Catalysis Science & Technology Emerging Investigator- Aleix Comas Vives

Aleix Comas Vives is an Assistant Professor in Theoretical Chemistry at TU Wien and an associated researcher at the Autonomous University of Barcelona (UAB). He studied Chemistry and got his Ph.D. in Theoretical and Computational Chemistry at UAB. After being a group leader at ETH Zürich and UAB, he joined TU Wien in 2022. He has authored over 70 scientific papers, receiving the Emerging Investigator Award from the Catalan Chemical Society (2021).

The research activities of the Comas-Vives group aim to provide an atomistic understanding of heterogeneous catalysts by using and developing theoretical approaches, with expertise in first-principles calculations, microkinetic modelling simulations, enhanced sampling techniques, and Machine Learning (ML) approaches.

They apply these methods to systems relevant to the energy field, i.e., CO2/CO conversion processes, and the upgrade of hydrocarbons, and collaborate with world-leading experimental groups to benchmark our methods and prove our theoretical predictions.

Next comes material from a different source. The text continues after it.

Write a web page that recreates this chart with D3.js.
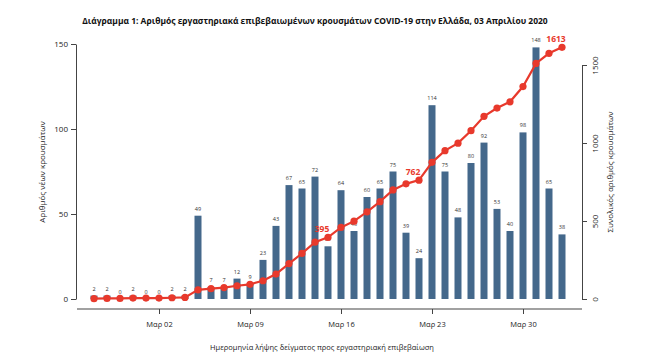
<!DOCTYPE html>
<html><head><meta charset="utf-8">
<script src="https://cdn.jsdelivr.net/npm/d3@7"></script>
<style>body{margin:0;background:#fff}svg{display:block;font-family:"Open Sans",sans-serif}</style>
</head><body><svg id="c" width="650" height="361"></svg>
<script>
const startDate = "2020-02-26";
const newCases = [2,2,0,2,0,0,2,2,49,7,7,12,9,23,43,67,65,72,31,64,40,60,65,75,39,24,114,75,48,80,92,53,40,98,148,65,38];
const tickDates = ["2020-03-02","2020-03-09","2020-03-16","2020-03-23","2020-03-30"];
const tickLabels = ["Μαρ 02","Μαρ 09","Μαρ 16","Μαρ 23","Μαρ 30"];
const leftTicks = [0,50,100,150];
const rightTicks = [0,500,1000,1500];
const highlightIdx = [18,25,36];
const title = "Διάγραμμα 1: Αριθμός εργαστηριακά επιβεβαιωμένων κρουσμάτων COVID-19 στην Ελλάδα, 03 Απριλίου 2020";
const yTitleLeft = "Αριθμός νέων κρουσμάτων";
const yTitleRight = "Συνολικός αριθμός κρουσμάτων";
const xTitle = "Ημερομηνία λήψης δείγματος προς εργαστηριακή επιβεβαίωση";

const parse = d3.utcParse("%Y-%m-%d");
const d0 = parse(startDate);
const dates = newCases.map((_, i) => d3.utcDay.offset(d0, i));
let s = 0;
const cumulative = newCases.map(v => (s += v));

const svg = d3.select("#c");
const BAR = "#44688b", RED = "#e8392c", AX = "#444";

const x = d3.scaleUtc().domain([dates[0], dates[dates.length-1]]).range([94, 562]);
const yL = d3.scaleLinear().domain([0,150]).range([299,44]);
const yR = d3.scaleLinear().domain([0,1500]).range([299,65]);

// title
const t = svg.append("text").attr("x",315).attr("y",20).attr("text-anchor","middle")
  .attr("dominant-baseline","central").attr("font-weight","bold").attr("font-size",10)
  .attr("fill","#111").text(title);
const w = t.node().getComputedTextLength();
t.attr("font-size", 10*466/w);

// bars
svg.append("g").selectAll("rect").data(newCases).join("rect")
  .attr("x",(d,i)=>x(dates[i])-3.5).attr("width",7)
  .attr("y",d=>yL(d)).attr("height",d=>yL(0)-yL(d)).attr("fill",BAR);
svg.append("g").selectAll("text").data(newCases).join("text")
  .attr("x",(d,i)=>x(dates[i])).attr("y",d=>yL(d)-5)
  .attr("text-anchor","middle").attr("font-size",5.5).attr("fill","#333").text(d=>d);

// cumulative line
svg.append("path").datum(cumulative)
  .attr("d", d3.line().x((d,i)=>x(dates[i])).y(d=>yR(d)))
  .attr("fill","none").attr("stroke",RED).attr("stroke-width",2.2);
svg.append("g").selectAll("circle").data(cumulative).join("circle")
  .attr("cx",(d,i)=>x(dates[i])).attr("cy",d=>yR(d)).attr("r",3.6).attr("fill",RED);
svg.append("g").selectAll("text").data(highlightIdx).join("text")
  .attr("x",i=>x(dates[i])-6).attr("y",i=>yR(cumulative[i])-5)
  .attr("text-anchor","middle").attr("font-size",8.5).attr("font-weight","bold")
  .attr("fill",RED).text(i=>cumulative[i]);

// left axis
const gl = svg.append("g").attr("transform","translate(76,0)")
  .call(d3.axisLeft(yL).tickValues(leftTicks).tickSize(5).tickPadding(3).tickSizeOuter(0));
gl.select(".domain").attr("stroke",AX);
gl.selectAll(".tick line").attr("stroke",AX);
gl.selectAll(".tick text").attr("font-size",8).attr("fill","#222").attr("font-family","Open Sans");

// right axis
const gr = svg.append("g").attr("transform","translate(582,0)")
  .call(d3.axisRight(yR).tickValues(rightTicks).tickFormat(d3.format("d")).tickSize(5).tickSizeOuter(0));
gr.select(".domain").attr("stroke",AX);
gr.selectAll(".tick line").attr("stroke",AX);
gr.selectAll(".tick text").attr("font-size",8).attr("fill","#222").attr("font-family","Open Sans")
  .attr("x",0).attr("dy",null).attr("text-anchor","middle").attr("dominant-baseline","central")
  .attr("transform","translate(12,0) rotate(-90)");

// bottom axis
svg.append("line").attr("x1",77).attr("x2",582).attr("y1",309).attr("y2",309).attr("stroke",AX).attr("stroke-width",1.2);
const gb = svg.append("g").attr("transform","translate(0,309)")
  .call(d3.axisBottom(x).tickValues(tickDates.map(parse)).tickFormat((d,i)=>tickLabels[i]).tickSize(5).tickPadding(8));
gb.select(".domain").remove();
gb.selectAll(".tick line").attr("stroke",AX);
gb.selectAll(".tick text").attr("font-size",7.5).attr("fill","#222").attr("font-family","Open Sans");

// axis titles
svg.append("text").attr("transform","translate(41,172) rotate(-90)").attr("text-anchor","middle")
  .attr("dominant-baseline","central").attr("font-size",8).attr("fill","#222").text(yTitleLeft);
svg.append("text").attr("transform","translate(609,172) rotate(-90)").attr("text-anchor","middle")
  .attr("dominant-baseline","central").attr("font-size",8).attr("fill","#222").text(yTitleRight);
svg.append("text").attr("x",322).attr("y",347).attr("text-anchor","middle")
  .attr("dominant-baseline","central").attr("font-size",7.5).attr("fill","#222").text(xTitle);
</script></body></html>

Read Aleix’s Emerging Investigator article ‘Kinetic Monte Carlo simulations of the dry reforming of methane catalyzed by the Ru (0001) surface based on density functional theory calculations‘, DOI: 10.1039/D1CY02366G

1. How do you feel about Catalysis Science & Technology as a place to publish research on this topic?

 Catalysis Science & Technology is read by people from several backgrounds who share a genuine interest in the field. It is a great medium to publish fundamental work in computational heterogeneous catalysis, like the one showcased in this special collection.

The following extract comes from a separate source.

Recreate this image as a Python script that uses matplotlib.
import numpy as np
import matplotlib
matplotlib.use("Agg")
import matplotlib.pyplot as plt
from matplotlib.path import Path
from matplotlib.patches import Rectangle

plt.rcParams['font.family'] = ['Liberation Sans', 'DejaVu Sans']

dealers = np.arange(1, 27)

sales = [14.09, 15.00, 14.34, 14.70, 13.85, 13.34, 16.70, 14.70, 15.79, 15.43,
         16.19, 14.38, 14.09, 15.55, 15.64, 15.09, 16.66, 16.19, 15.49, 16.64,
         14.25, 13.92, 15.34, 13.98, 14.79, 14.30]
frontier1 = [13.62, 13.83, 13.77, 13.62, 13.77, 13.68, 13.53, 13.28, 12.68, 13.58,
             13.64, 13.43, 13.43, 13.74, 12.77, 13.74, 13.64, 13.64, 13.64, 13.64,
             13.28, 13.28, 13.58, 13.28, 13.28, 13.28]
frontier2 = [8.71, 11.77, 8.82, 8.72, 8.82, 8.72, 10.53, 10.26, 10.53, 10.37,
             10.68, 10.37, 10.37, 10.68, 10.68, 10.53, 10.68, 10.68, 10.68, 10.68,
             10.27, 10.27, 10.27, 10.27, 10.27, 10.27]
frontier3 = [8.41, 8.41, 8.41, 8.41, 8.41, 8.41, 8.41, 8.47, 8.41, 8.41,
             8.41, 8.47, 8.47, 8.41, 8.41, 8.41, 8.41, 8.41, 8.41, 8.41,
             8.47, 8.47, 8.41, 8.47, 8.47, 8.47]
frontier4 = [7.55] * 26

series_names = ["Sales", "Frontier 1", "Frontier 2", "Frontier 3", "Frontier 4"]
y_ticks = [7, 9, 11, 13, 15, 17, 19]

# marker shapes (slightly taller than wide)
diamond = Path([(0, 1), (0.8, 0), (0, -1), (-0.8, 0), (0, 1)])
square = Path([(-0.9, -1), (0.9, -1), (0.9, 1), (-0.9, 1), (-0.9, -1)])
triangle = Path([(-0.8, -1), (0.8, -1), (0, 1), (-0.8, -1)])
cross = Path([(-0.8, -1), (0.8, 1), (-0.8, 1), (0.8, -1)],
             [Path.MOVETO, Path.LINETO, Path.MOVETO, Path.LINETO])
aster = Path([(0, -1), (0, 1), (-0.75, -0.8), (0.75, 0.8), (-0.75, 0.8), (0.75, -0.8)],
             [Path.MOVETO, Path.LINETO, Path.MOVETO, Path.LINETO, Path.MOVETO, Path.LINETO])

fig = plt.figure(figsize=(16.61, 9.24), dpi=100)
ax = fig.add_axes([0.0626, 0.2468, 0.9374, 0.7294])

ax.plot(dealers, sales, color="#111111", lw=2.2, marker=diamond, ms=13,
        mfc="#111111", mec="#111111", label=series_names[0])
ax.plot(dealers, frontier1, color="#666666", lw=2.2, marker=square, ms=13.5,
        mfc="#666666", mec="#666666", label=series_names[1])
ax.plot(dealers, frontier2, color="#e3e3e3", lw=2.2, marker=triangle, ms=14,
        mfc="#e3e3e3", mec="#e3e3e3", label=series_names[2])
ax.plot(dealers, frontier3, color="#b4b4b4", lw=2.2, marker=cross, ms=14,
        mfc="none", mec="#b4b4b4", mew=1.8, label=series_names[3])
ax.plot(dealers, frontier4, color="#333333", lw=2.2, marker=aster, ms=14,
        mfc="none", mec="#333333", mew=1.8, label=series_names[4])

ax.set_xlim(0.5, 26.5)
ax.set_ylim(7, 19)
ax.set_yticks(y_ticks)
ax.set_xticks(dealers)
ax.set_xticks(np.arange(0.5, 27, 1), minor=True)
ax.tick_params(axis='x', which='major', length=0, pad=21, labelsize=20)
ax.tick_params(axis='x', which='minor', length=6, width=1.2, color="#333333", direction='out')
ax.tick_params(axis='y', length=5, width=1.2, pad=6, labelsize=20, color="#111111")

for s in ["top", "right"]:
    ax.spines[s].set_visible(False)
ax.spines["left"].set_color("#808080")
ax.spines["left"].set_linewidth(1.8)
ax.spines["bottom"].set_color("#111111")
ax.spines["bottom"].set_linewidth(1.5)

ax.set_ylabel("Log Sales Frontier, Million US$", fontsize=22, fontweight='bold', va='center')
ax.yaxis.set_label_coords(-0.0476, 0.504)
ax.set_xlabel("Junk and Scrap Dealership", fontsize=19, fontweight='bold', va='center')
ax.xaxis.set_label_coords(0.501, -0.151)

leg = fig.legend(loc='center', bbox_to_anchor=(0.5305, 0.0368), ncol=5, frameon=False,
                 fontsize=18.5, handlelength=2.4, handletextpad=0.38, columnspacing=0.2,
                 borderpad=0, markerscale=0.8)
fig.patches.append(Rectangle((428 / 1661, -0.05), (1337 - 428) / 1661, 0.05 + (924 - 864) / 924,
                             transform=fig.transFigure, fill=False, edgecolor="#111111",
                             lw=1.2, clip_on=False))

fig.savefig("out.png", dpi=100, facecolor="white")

2. What aspect of your work are you most excited about at the moment, and what do you find most challenging about your research?

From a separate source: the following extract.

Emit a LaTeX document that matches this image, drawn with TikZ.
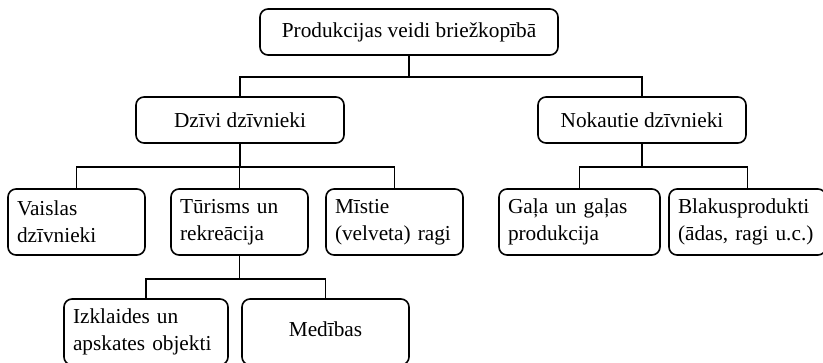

I am most excited about the recent advances in artificial intelligence and how we can combine them with ab initio methods to understand catalysts via a theoretical approach. I hope this can lead us to propose new materials to foster the transition from fossil-based fuels to renewable energy sources. Many challenges lie ahead, though, as we are still far from the theory-guided design of optimized catalytic materials.

3. In your opinion, what are the most important questions to be asked/answered in this field of research?

We need to improve the state-of-the-art modeling methods, as they are not accurate enough and are limited to simple catalytic models, hampering the predictive power of simulations. Besides, I think there is still plenty of work to do to understand the dynamics of heterogeneous catalysts, which will be increasingly possible with further methodological developments.

4.Can you share one piece of career-related advice or wisdom with other early career scientists?

 Be resilient; opportunities will arise if you do not give up and follow your intuition.